An early casualty of the war was Mao’s recently married oldest son, Mao Anying, age twenty-eight. Unlike most of the Chinese combat troops, he was indeed a “volunteer,” whose service in Korea Mao had agreed to. Anying had requested an infantry command position, but fearing for the young man’s safety, General Peng Dehaui assigned him to headquarters, as staff officer and Russian interpreter. Mao Anying’s position was hit by a U.S./U.N. incendiary bomb during an attack on November 24, 1950, and he was killed. At first no one dared to tell his father, and his body was buried in North Korea like any other Chinese casualty. When Mao was finally told of his son’s death by Peng Dehuai in person, he agreed to let the body remain in Korean soil, as an example of duty to the Chinese people. His two recorded public pronouncements on his loss were brief: “In war there must be sacrifice. Without sacrifice there will be no victory. There are no parents in the world who do not treasure their children.” And again, “We understand the hows and whys of these things. There are so many common folk whose children have shed their blood and were sacrificed for the sake of the revolution.”

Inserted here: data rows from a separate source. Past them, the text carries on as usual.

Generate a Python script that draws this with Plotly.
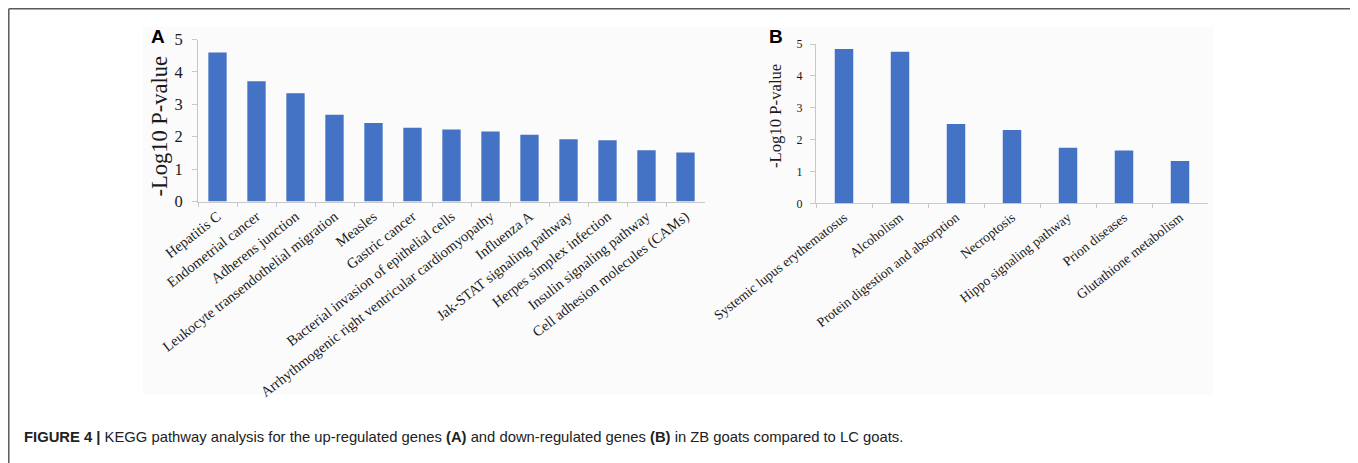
import plotly.graph_objects as go

# the page body has an 8px margin; the figure fills the rest of the 1358x463 window
OFF = 8
W, H = 1358 - OFF, 463 - OFF

# ---- data ----
cats_a = ["Hepatitis C", "Endometrial cancer", "Adherens junction",
          "Leukocyte transendothelial migration", "Measles", "Gastric cancer",
          "Bacterial invasion of epithelial cells",
          "Arrhythmogenic right ventricular cardiomyopathy", "Influenza A",
          "Jak-STAT signaling pathway", "Herpes simplex infection",
          "Insulin signaling pathway", "Cell adhesion molecules (CAMs)"]
vals_a = [4.60, 3.71, 3.34, 2.68, 2.42, 2.28, 2.22, 2.16, 2.06, 1.92, 1.89, 1.58, 1.51]

cats_b = ["Systemic lupus erythematosus", "Alcoholism",
          "Protein digestion and absorption", "Necroptosis",
          "Hippo signaling pathway", "Prion diseases", "Glutathione metabolism"]
vals_b = [4.84, 4.76, 2.49, 2.30, 1.74, 1.66, 1.33]

y_ticks = [0, 1, 2, 3, 4, 5]
y_title = "-Log10 P-value"
caption = ("<b>FIGURE 4 |</b> KEGG pathway analysis for the up-regulated genes <b>(A)</b> "
           "and down-regulated genes <b>(B)</b> in ZB goats compared to LC goats.")

BAR = "#4472C4"
AX = "#c8c8c8"
TXT = "#1a1a1a"
SERIF = "Liberation Serif"
SANS = "Liberation Sans"


def px(x):
    return (x - OFF) / W


def py(y):
    return 1 - (y - OFF) / H


fig = go.Figure()
fig.add_trace(go.Bar(x=cats_a, y=vals_a, marker_color=BAR, marker_line_width=0,
                     xaxis="x", yaxis="y", width=0.47))
fig.add_trace(go.Bar(x=cats_b, y=vals_b, marker_color=BAR, marker_line_width=0,
                     xaxis="x2", yaxis="y2", width=0.33))

common_x = dict(type="category", showline=True, linecolor=AX, linewidth=1,
                ticks="outside", tickson="boundaries", ticklen=4, tickcolor=AX,
                tickangle=-38, showgrid=False, zeroline=False, automargin=False)
common_y = dict(range=[0, 5], tickvals=y_ticks, showline=True, linecolor=AX,
                linewidth=1, ticks="outside", ticklen=5, tickcolor=AX,
                showgrid=False, zeroline=False, automargin=False)

xa = dict(common_x); xa.update(domain=[px(198), px(705)], anchor="y",
                               tickfont=dict(family=SERIF, size=14.5, color=TXT))
ya = dict(common_y); ya.update(domain=[py(201.5), py(39.5)], anchor="x",
                               ticklabelstandoff=6,
                               tickfont=dict(family=SERIF, size=16.5, color=TXT))
xb = dict(common_x); xb.update(domain=[px(816), px(1208)], anchor="y2",
                               tickfont=dict(family=SERIF, size=13.6, color=TXT))
yb = dict(common_y); yb.update(domain=[py(203.3), py(44)], anchor="x2",
                               ticklabelstandoff=5,
                               tickfont=dict(family=SERIF, size=12, color=TXT))

ann = dict(xref="paper", yref="paper", showarrow=False, xanchor="center", yanchor="middle")

fig.update_layout(
    template="none",
    width=W, height=H, margin=dict(l=0, r=0, t=0, b=0, autoexpand=False),
    paper_bgcolor="white", plot_bgcolor="rgba(0,0,0,0)",
    showlegend=False,
    xaxis=xa, yaxis=ya, xaxis2=xb, yaxis2=yb,
    shapes=[
        dict(type="rect", xref="paper", yref="paper", x0=px(143), x1=px(1213),
             y0=py(395), y1=py(27), fillcolor="#fbfbfb", line_width=0, layer="below"),
        dict(type="line", xref="paper", yref="paper", x0=px(8.8), x1=px(8.8),
             y0=0, y1=py(8.8), line=dict(color="#5a5a5a", width=1.5)),
        dict(type="line", xref="paper", yref="paper", x0=px(8.8), x1=px(1355.5),
             y0=py(8.8), y1=py(8.8), line=dict(color="#5a5a5a", width=1.5)),
        dict(type="line", xref="paper", yref="paper", x0=px(1355.5), x1=px(1355.5),
             y0=0, y1=py(8.8), line=dict(color="#5a5a5a", width=1.5)),
    ],
    annotations=[
        dict(ann, text="<b>A</b>", x=px(157.5), y=py(36),
             font=dict(family=SANS, size=19, color="black")),
        dict(ann, text="<b>B</b>", x=px(776), y=py(36),
             font=dict(family=SANS, size=19, color="black")),
        dict(ann, text=y_title, x=px(159.5), y=py(126), textangle=-90,
             font=dict(family=SERIF, size=22.5, color=TXT)),
        dict(ann, text=y_title, x=px(775), y=py(116), textangle=-90,
             font=dict(family=SERIF, size=16.7, color=TXT)),
        dict(ann, text=caption, x=px(22), y=py(437), xanchor="left",
             font=dict(family=SANS, size=14.8, color="#222")),
    ],
)

fig.write_html("out.html")
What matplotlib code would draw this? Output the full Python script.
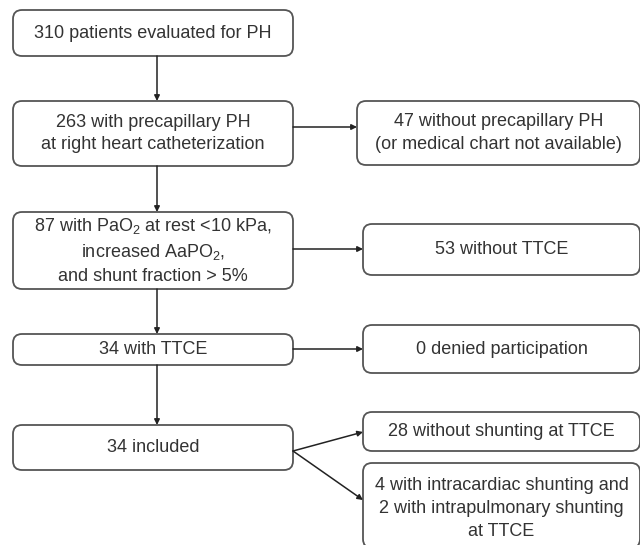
import matplotlib
matplotlib.use("Agg")
import matplotlib.pyplot as plt
from matplotlib.patches import FancyBboxPatch

plt.rcParams['font.family'] = ['Liberation Sans', 'DejaVu Sans']
plt.rcParams['mathtext.fontset'] = 'custom'
plt.rcParams['mathtext.rm'] = 'Liberation Sans'
plt.rcParams['mathtext.it'] = 'Liberation Sans'
plt.rcParams['mathtext.bf'] = 'Liberation Sans'

# box texts (left column = main flow, right column = exclusions)
left_texts = [
    "310 patients evaluated for PH",
    "263 with precapillary PH\nat right heart catheterization",
    "87 with PaO$_2$ at rest <10 kPa,\nincreased AaPO$_2$,\nand shunt fraction > 5%",
    "34 with TTCE",
    "34 included",
]
right_texts = [
    "47 without precapillary PH\n(or medical chart not available)",
    "53 without TTCE",
    "0 denied participation",
    "28 without shunting at TTCE",
    "4 with intracardiac shunting and\n2 with intrapulmonary shunting\nat TTCE",
]
# which left box each right box hangs off
right_parent = [1, 2, 3, 4, 4]

# layout in pixels (x0, y0, x1, y1), y measured from the top
left_boxes = [(13, 10, 293, 56), (13, 101, 293, 166), (13, 212, 293, 289),
              (13, 334, 293, 365), (13, 425, 293, 470)]
right_boxes = [(357, 101, 640, 165), (363, 224, 640, 275), (363, 325, 640, 373),
               (363, 412, 640, 451), (363, 463, 640, 548)]
right_arrow_y = [127, 249, 349, 432, 500]
left_arrow_y = [127, 249, 349, 451, 451]

EDGE = "#555555"
TXT = "#333333"

fig = plt.figure(figsize=(6.4, 5.45), dpi=100)
ax = fig.add_axes([0, 0, 1, 1])
ax.set_xlim(0, 640)
ax.set_ylim(545, 0)
ax.axis("off")


def draw_box(box, text, dy=0):
    x0, y0, x1, y1 = box
    ax.add_patch(FancyBboxPatch((x0, y0), x1 - x0, y1 - y0,
                                boxstyle="round,pad=0,rounding_size=9",
                                fc="white", ec=EDGE, lw=1.3))
    ax.text((x0 + x1) / 2, (y0 + y1) / 2 + dy, text, ha="center",
            va="center", fontsize=13, color=TXT, linespacing=1.45)


def arrow(x0, y0, x1, y1):
    ax.annotate("", xy=(x1, y1), xytext=(x0, y0),
                arrowprops=dict(arrowstyle="-|>", mutation_scale=8, lw=1.1,
                                color="#222222", shrinkA=0, shrinkB=0))


for box, text in zip(left_boxes, left_texts):
    draw_box(box, text)
for i, (box, text) in enumerate(zip(right_boxes, right_texts)):
    draw_box(box, text, dy=3 if i == 4 else 0)

# vertical arrows between main boxes
cx = 157
for upper, lower in zip(left_boxes[:-1], left_boxes[1:]):
    arrow(cx, upper[3], cx, lower[1])

# horizontal / diagonal arrows to exclusion boxes
for i, parent in enumerate(right_parent):
    arrow(left_boxes[parent][2], left_arrow_y[i],
          right_boxes[i][0], right_arrow_y[i])

fig.savefig("out.png", dpi=100, facecolor="white")
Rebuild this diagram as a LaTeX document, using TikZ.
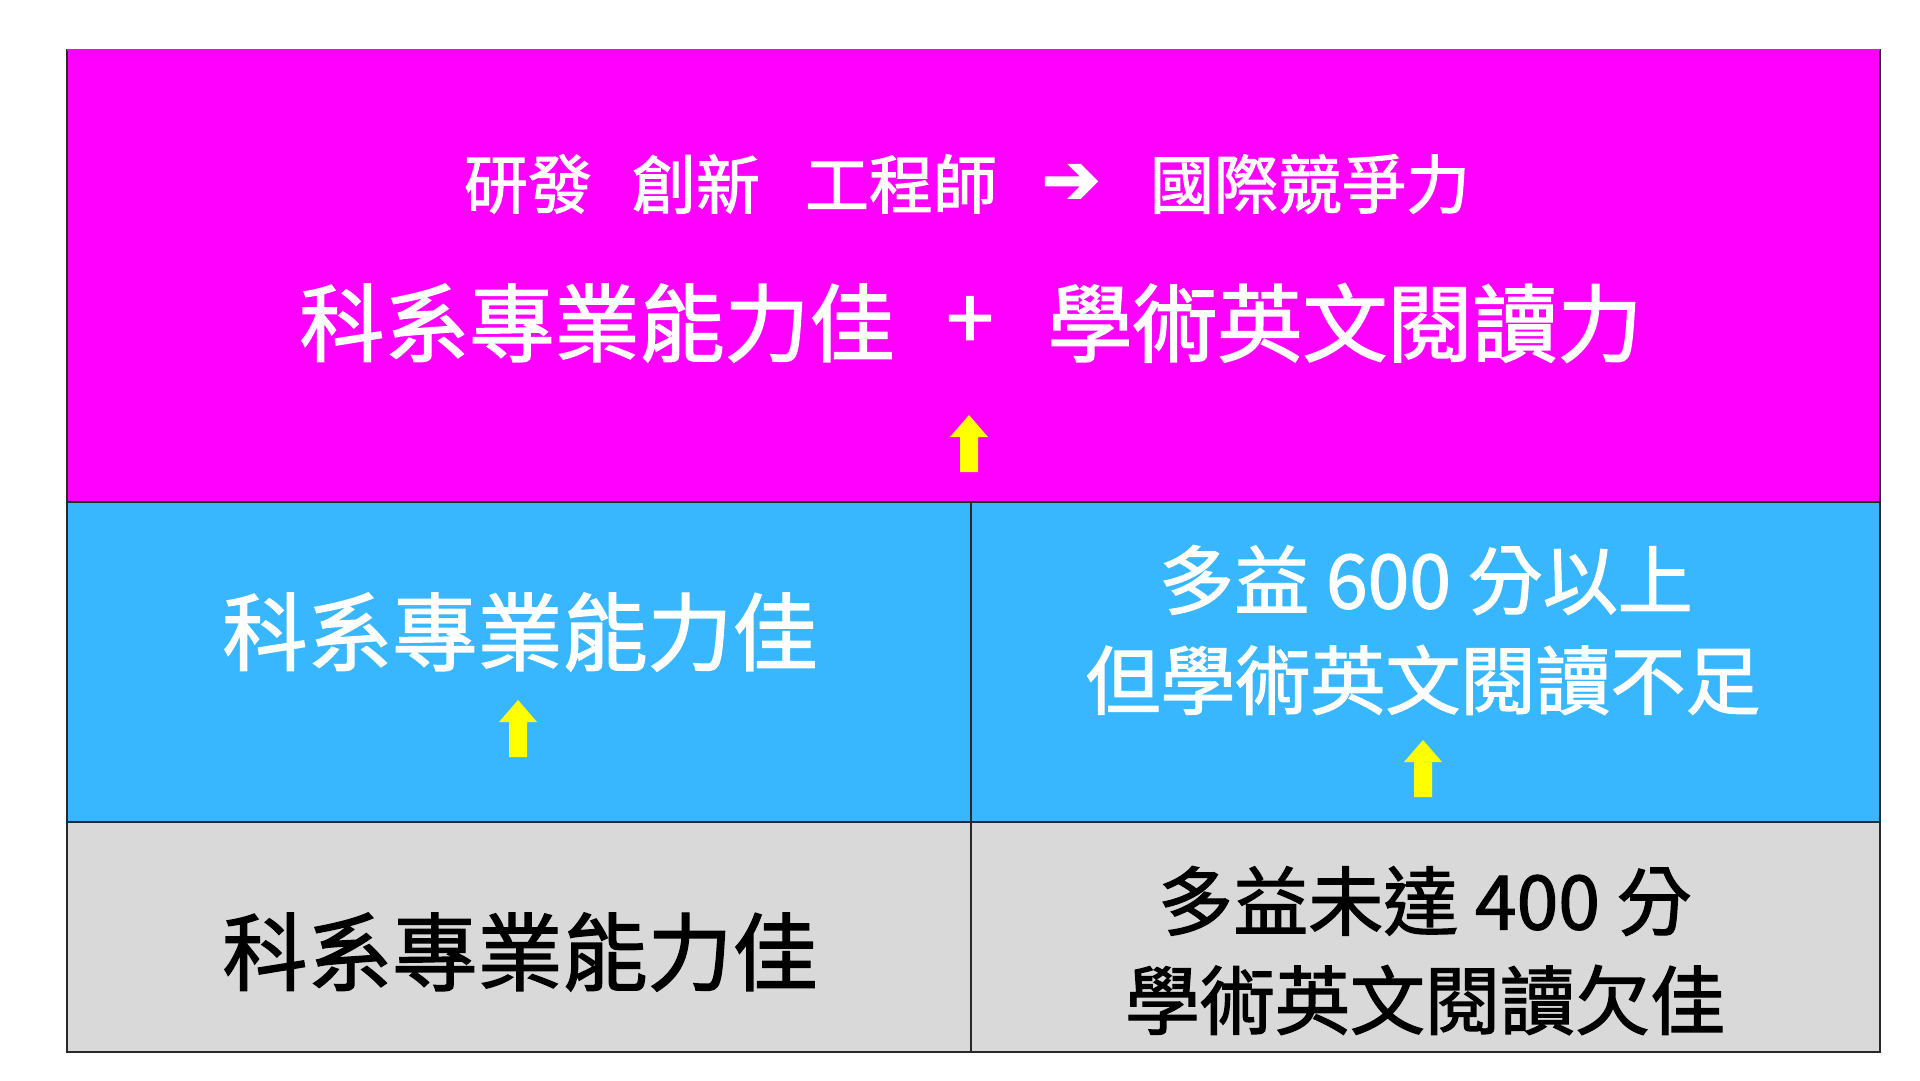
\documentclass[tikz,border=0pt]{standalone}
\usepackage{fontspec}
\setmainfont{Noto Sans CJK TC}[FakeBold=1.6]
\newfontfamily\dejavu{DejaVu Sans}[FakeBold=2.5]
\definecolor{magbg}{RGB}{255,0,255}
\definecolor{bluebg}{RGB}{56,183,255}
\definecolor{graybg}{RGB}{217,217,217}
\definecolor{edge}{RGB}{40,40,40}
\definecolor{yel}{RGB}{255,255,0}
\tikzset{
  cell/.style={draw=edge, line width=2.5pt},
  wtext/.style={inner sep=0pt, text=white, anchor=center},
  btext/.style={inner sep=0pt, text=black, anchor=center},
  fsA/.style={font=\fontsize{64}{70}\selectfont},
  fsB/.style={font=\fontsize{85}{95}\selectfont},
  fsC/.style={font=\fontsize{75}{85}\selectfont},
  uparrow/.pic={
    \fill[yel] (0,0) -- (19,22) -- (9,22) -- (9,57) -- (-9,57) -- (-9,22) -- (-19,22) -- cycle;
  }
}
\begin{document}
\begin{tikzpicture}[x=1pt,y=-1pt]
\useasboundingbox (0,0) rectangle (1920,1080);
\fill[white] (0,0) rectangle (1920,1080);
% cells
\path[cell, fill=magbg] (67,50) rectangle (1880,502);
\path[cell, fill=bluebg] (67,502) rectangle (971,822);
\path[cell, fill=bluebg] (971,502) rectangle (1880,822);
\path[cell, fill=graybg] (67,822) rectangle (971,1052);
\path[cell, fill=graybg] (971,822) rectangle (1880,1052);
\draw[magbg, line width=2.5pt] (67,50) -- (1880,50);
% top block
\node[wtext, fsA] (t1) at (528,184) {研發};
\node[wtext, fsA] (t2) at (696,184) {創新};
\node[wtext, fsA] (t3) at (901,184) {工程師};
\node[wtext, font=\dejavu\fontsize{70}{76}\selectfont] (t4) at (1071,184) {➔};
\node[wtext, fsA] (t5) at (1310,184) {國際競爭力};
\node[wtext, fsB] (m1) at (597,323) {科系專業能力佳};
\node[wtext, fsB] (m2) at (970,323) {+};
\node[wtext, fsB] (m3) at (1345,323) {學術英文閱讀力};
\pic at (969,415) {uparrow};
% blue row
\node[wtext, fsB] (bl) at (520,632) {科系專業能力佳};
\pic at (518,700) {uparrow};
\node[wtext, fsC] (br1) at (1426,580) {多益 600 分以上};
\node[wtext, fsC] (br2) at (1423,680) {但學術英文閱讀不足};
\pic at (1423,740) {uparrow};
% gray row
\node[btext, fsB] (gl) at (520,952) {科系專業能力佳};
\node[btext, fsC] (gr1) at (1425,901) {多益未達 400 分};
\node[btext, fsC] (gr2) at (1425,1000) {學術英文閱讀欠佳};
\end{tikzpicture}
\end{document}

For the whole early part of the war, while the fighting was heaviest, Mao followed the campaigns with meticulous attention, intervening countless times with his own orders or tactical suggestions. But at the same time, with his acute sense of effective propaganda, he saw the advantages of the war as a political rallying cry inside China itself. Aware for so many years of the intense emotional and political fervor that could be generated among workers, students, or peasants by skillfully orchestrated campaigns, Mao and the Chinese propaganda organs spread the word through massive “Aid Korea, Resist America” campaigns. The Chinese people were called upon to sacrifice more, to impose greater vigilance on themselves and their communities, to pledge themselves in deeper loyalty to the Communist Party. As the Korean War entered a protracted stalemate period that lasted until 1953, the domestic campaigns were extended to include all-out hunts for domestic counterrevolutionaries and foreign spies, and they began to target capitalists or corrupt bureaucrats. Mao himself, as instigator and manipulator of the war on Korean soil, slowly began to assume the same total roles in his supervision of the Chinese people. Though such campaigns were focused on individuals, they also had an abstracted quality, a certain tokenism and quota-meeting aspect that promised harmony for the majority if the correct percentage of victims could be found. In such an aura of fear, it was hard to keep one’s sense of moral balance. Mao was still surrounded by powerful, intelligent, and experienced revolutionary colleagues, but it was becoming ever harder for them to cut through the protective coating with which he was encasing his inner, visionary worlds.